Campaigners launch Supreme Court appeal against Suffolk Coastal’s 2,000 home proposals for Martlesham Heath
PUBLISHED: 06:01 18 March 2015 | UPDATED: 07:32 18 March 2015
Cliff Hoppitt - airshots.co.uk
Planners in east Suffolk face more months of uncertainty after a long-running housing row escalated to the highest court in the land.
No Adastral New Town (NANT) submitted a last minute appeal to the Supreme Court today in a final attempt to block the proposals for 2,000 homes to be built at Martlesham Heath, as outlined in Suffolk Coastal’s Core Strategy.
The deadline day appeal comes after three of the country’s leading judges threw out NANT’s latest High Court challenge in February and ordered the group to pay £10,000 in costs.
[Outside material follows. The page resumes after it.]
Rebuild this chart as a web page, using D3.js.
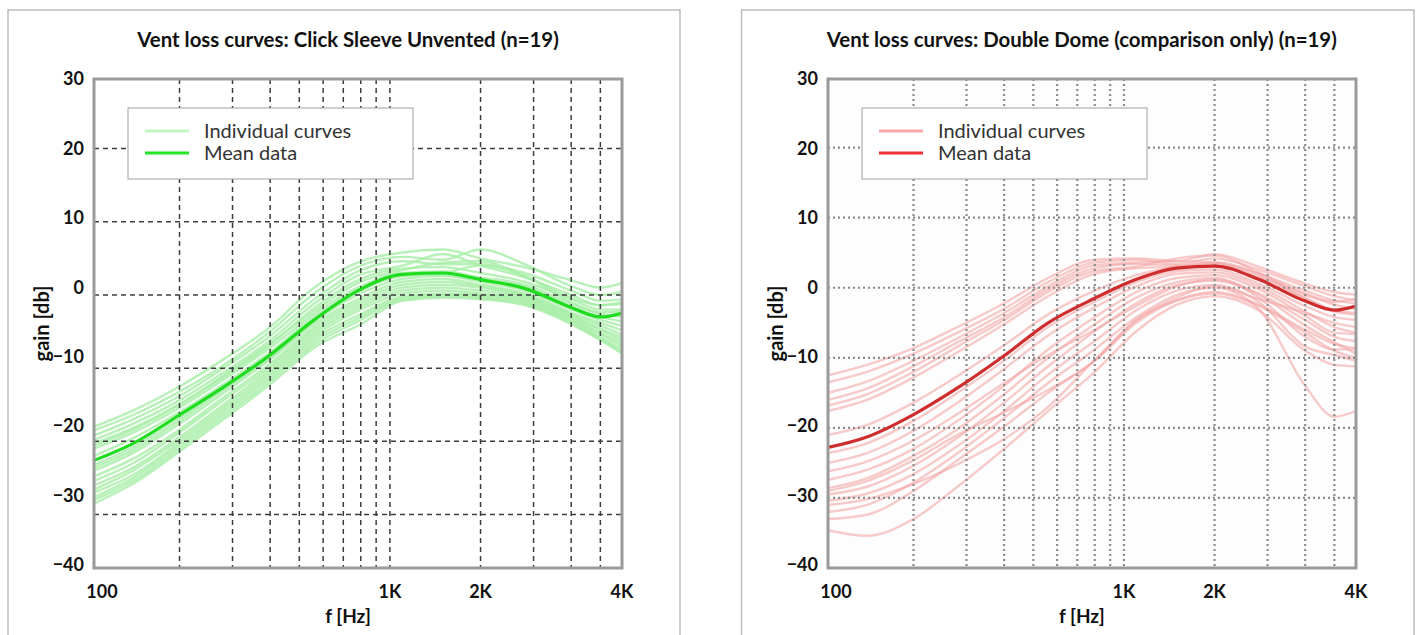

NANT’s previous High Court hearing, in February 2014, had also been rejected.
Despite the knock backs, NANT maintains it has established, through the previous appeals, that there were “two instances of unlawful conduct at critical stages in Suffolk Coastal’s decision-making process”.
A spokesman for the group said the council’s process of selecting the Adastral site was “unlawful” and the council itself accepted its consultation to double the number of houses on the site to 2,000 was also unlawful,
“Nonetheless, the courts held that despite these failures of process, later ‘consultation’ was sufficient to retrospectively legitimise the council’s choice,” the spokesman added.
“We do not think that this can be correct. Suffolk Coastal seems incapable of accepting that its decisions were based on an unlawful process and without the necessary evidence base, and as a consequence has made no attempt to genuinely seek to address its failings.”
“We are advised by our lawyer that our case raises serious issues about due process in both domestic and EU environmental law.”
Suffolk Coastal District Council has reacted with disappointment to the news, which it says will create further delays in the creation of “much-needed homes and jobs across the district”.
Geoff Holdcroft, who is responsible for planning at the council, said the appeal was “extremely disappointing and frustrating”.
“This protracted legal process has already created a completely unnecessary delay to implementation of the plan to provide new homes and jobs in Suffolk Coastal,” he added.
“The Local Plan has already been examined in detail and validated through two court cases. These came after we spent nearly a decade developing the Plan, during which time it was open to public scrutiny and comment, before it being given the final seal of approval by the independent Planning Inspectorate.”
“It is frustrating that a small number of people can continue to drag out this process and undermine this essential development process, creating years uncertainty and putting unnecessary pressure on the Council’s ability to protect our unique environment when considering other planning application.”
Mr Holdcroft said the Appeal Court judges “could not have been clearer in their dismissal of the previous action”.
“Yet we are now faced the possibility of a third round of legal action,” he added.
“Although this is extremely frustrating, Suffolk Coastal remains confident that it can successfully defend the Local Plan against any further action and believe the rigorous process we followed when drawing it up will once again be found to be sound.”